### OBJECTIVE:
Take the listing from its first line through the line that contains "plt.rcParams['hatch.linewidth'] = 0.8" and please retype those lines exactly, leaving out the pictures.

### SOURCE DATA:
----

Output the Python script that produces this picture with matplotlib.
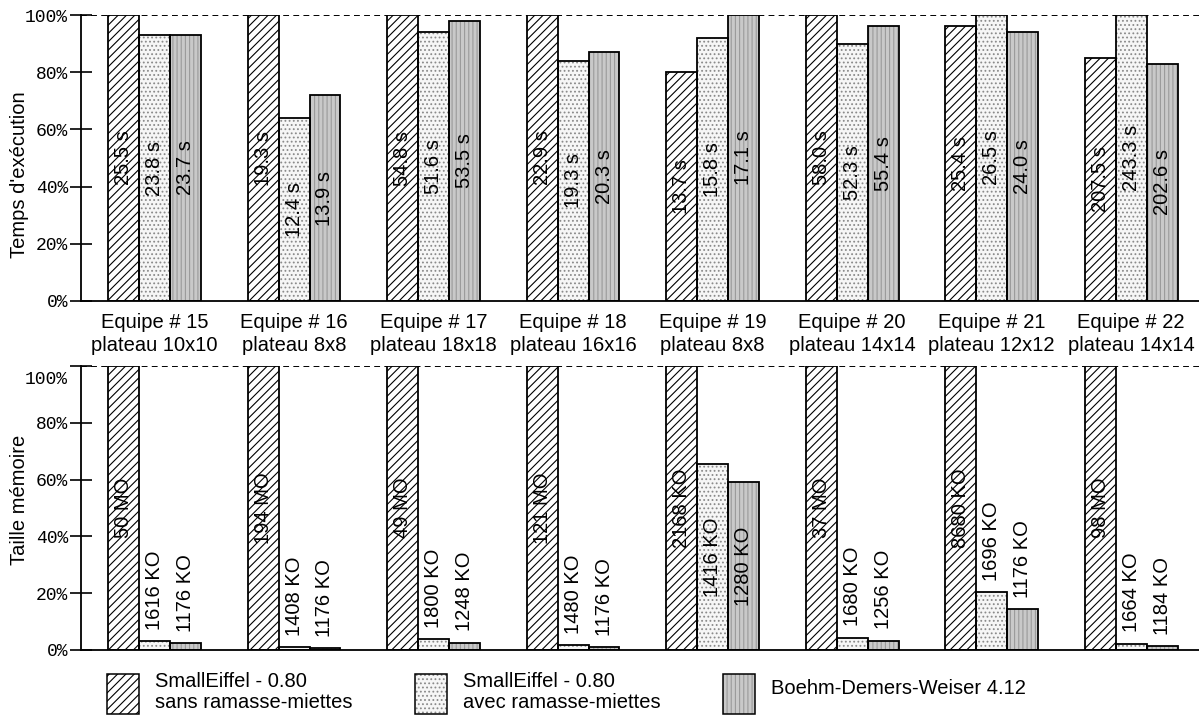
import numpy as np
import matplotlib
matplotlib.use("Agg")
import matplotlib.pyplot as plt
import matplotlib.transforms as mtrans
from matplotlib.patches import Rectangle

plt.rcParams['font.family'] = ['Liberation Sans', 'DejaVu Sans']
plt.rcParams['hatch.linewidth'] = 0.8

# data
equipes = ["Equipe # 15\nplateau 10x10", "Equipe # 16\nplateau 8x8",
           "Equipe # 17\nplateau 18x18", "Equipe # 18\nplateau 16x16",
           "Equipe # 19\nplateau 8x8", "Equipe # 20\nplateau 14x14",
           "Equipe # 21\nplateau 12x12", "Equipe # 22\nplateau 14x14"]
series = ["SmallEiffel - 0.80\nsans ramasse-miettes",
          "SmallEiffel - 0.80\navec ramasse-miettes",
          "Boehm-Demers-Weiser 4.12"]
pct_ticks = [0, 20, 40, 60, 80, 100]
pct_labels = ["0%", "20%", "40%", "60%", "80%", "100%"]

# temps d'execution (% du max)
temps_sans = [100, 100, 100, 100, 80, 100, 96, 85]
temps_avec = [93, 64, 94, 84, 92, 90, 100, 100]
temps_bdw = [93, 72, 98, 87, 100, 96, 94, 83]
temps_lbl_sans = ["25.5 s", "19.3 s", "54.8 s", "22.9 s", "13.7 s", "58.0 s", "25.4 s", "207.5 s"]
temps_lbl_avec = ["23.8 s", "12.4 s", "51.6 s", "19.3 s", "15.8 s", "52.3 s", "26.5 s", "243.3 s"]
temps_lbl_bdw = ["23.7 s", "13.9 s", "53.5 s", "20.3 s", "17.1 s", "55.4 s", "24.0 s", "202.6 s"]

# taille memoire (% du max)
mem_sans = [100, 100, 100, 100, 100, 100, 100, 100]
mem_avec = [3.2, 1.0, 3.7, 1.7, 65.5, 4.4, 20.4, 2.2]
mem_bdw = [2.3, 0.7, 2.6, 1.1, 59, 3.3, 14.4, 1.4]
mem_lbl_sans = ["50 MO", "194 MO", "49 MO", "121 MO", "2168 KO", "37 MO", "8680 KO", "98 MO"]
mem_lbl_avec = ["1616 KO", "1408 KO", "1800 KO", "1480 KO", "1416 KO", "1680 KO", "1696 KO", "1664 KO"]
mem_lbl_bdw = ["1176 KO", "1176 KO", "1248 KO", "1176 KO", "1280 KO", "1256 KO", "1176 KO", "1184 KO"]

styles = [dict(face="white", hatch="////", hcol="black"),
          dict(face="#f6f6f6", hatch="....", hcol="#8a8a8a"),
          dict(face="#c9c9c9", hatch="||||", hcol="#9a9a9a")]

W = 1199
H = 716
fig = plt.figure(figsize=(W / 100, H / 100), dpi=100)
ax1 = fig.add_axes([81 / W, (H - 301) / H, 1 - 81 / W, 286 / H])
ax2 = fig.add_axes([81 / W, (H - 650) / H, 1 - 81 / W, 284 / H])

x = np.arange(len(equipes))
bw = 0.222
off = [-bw, 0, bw]


def draw(ax, vals, lbls, small_above):
    for k in range(3):
        st = styles[k]
        ax.bar(x + off[k], vals[k], bw, color=st["face"], hatch=st["hatch"],
               edgecolor=st["hcol"], linewidth=0, zorder=2)
        ax.bar(x + off[k], vals[k], bw, facecolor="none", edgecolor="black",
               linewidth=1.3, zorder=3)
        for i in range(len(x)):
            v = vals[k][i]
            if small_above and v < 30:
                ax.text(x[i] + off[k], v + 4, lbls[k][i], rotation=90,
                        ha="center", va="bottom", fontsize=14.5, zorder=4)
            else:
                ax.text(x[i] + off[k], v / 2, lbls[k][i], rotation=90,
                        ha="center", va="center", fontsize=14.5, zorder=4)
    ax.axhline(100, color="black", lw=1.4, ls=(0, (3, 2.2)), zorder=1)
    ax.set_xlim(-0.527, 7.487)
    ax.set_ylim(0, 100)
    ax.set_yticks(pct_ticks)
    ax.set_yticklabels(pct_labels)
    ax.tick_params(axis="y", direction="inout", length=16, width=1.2, pad=1.4,
                   labelsize=13, labelfontfamily="Liberation Mono")
    ax.spines["top"].set_visible(False)
    ax.spines["right"].set_visible(False)
    ax.spines["left"].set_linewidth(1.3)
    ax.spines["bottom"].set_linewidth(1.3)
    ax.spines["bottom"].set_zorder(5)


draw(ax1, [temps_sans, temps_avec, temps_bdw],
     [temps_lbl_sans, temps_lbl_avec, temps_lbl_bdw], False)
draw(ax2, [mem_sans, mem_avec, mem_bdw],
     [mem_lbl_sans, mem_lbl_avec, mem_lbl_bdw], True)

# 100% label of the lower chart sits a bit under its tick
top_lbl = ax2.get_yticklabels()[-1]
top_lbl.set_transform(top_lbl.get_transform() +
                      mtrans.ScaledTranslation(0, -12 / 100, fig.dpi_scale_trans))

ax1.set_xticks(x)
ax1.set_xticklabels(equipes, fontsize=14.5, linespacing=1.25)
ax1.tick_params(axis="x", length=0, pad=9)
ax2.set_xticks([])

ax1.set_ylabel("Temps d'exécution", fontsize=14.5)
ax1.yaxis.set_label_coords(-0.0465, 0.44)
ax2.set_ylabel("Taille mémoire", fontsize=14.5)
ax2.yaxis.set_label_coords(-0.0465, 0.53)

# legend, drawn by hand
leg_x = [107, 415, 723]
for k in range(3):
    st = styles[k]
    x0 = leg_x[k] / W
    y0 = (H - 714) / H
    fig.add_artist(Rectangle((x0, y0), 32 / W, 40 / H, transform=fig.transFigure,
                             facecolor=st["face"], hatch=st["hatch"],
                             edgecolor=st["hcol"], linewidth=0))
    fig.add_artist(Rectangle((x0, y0), 32 / W, 40 / H, transform=fig.transFigure,
                             facecolor="none", edgecolor="black", linewidth=1.1))
    ty = 692 if "\n" in series[k] else 689
    fig.text((leg_x[k] + 48) / W, (H - ty) / H, series[k], fontsize=14.5,
             ha="left", va="center", linespacing=1.15)

fig.savefig("out.png", dpi=100)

----

### EXERCISE OUTPUT:
Output the Python script that produces this picture with matplotlib.
import numpy as np
import matplotlib
matplotlib.use("Agg")
import matplotlib.pyplot as plt
import matplotlib.transforms as mtrans
from matplotlib.patches import Rectangle

plt.rcParams['font.family'] = ['Liberation Sans', 'DejaVu Sans']
plt.rcParams['hatch.linewidth'] = 0.8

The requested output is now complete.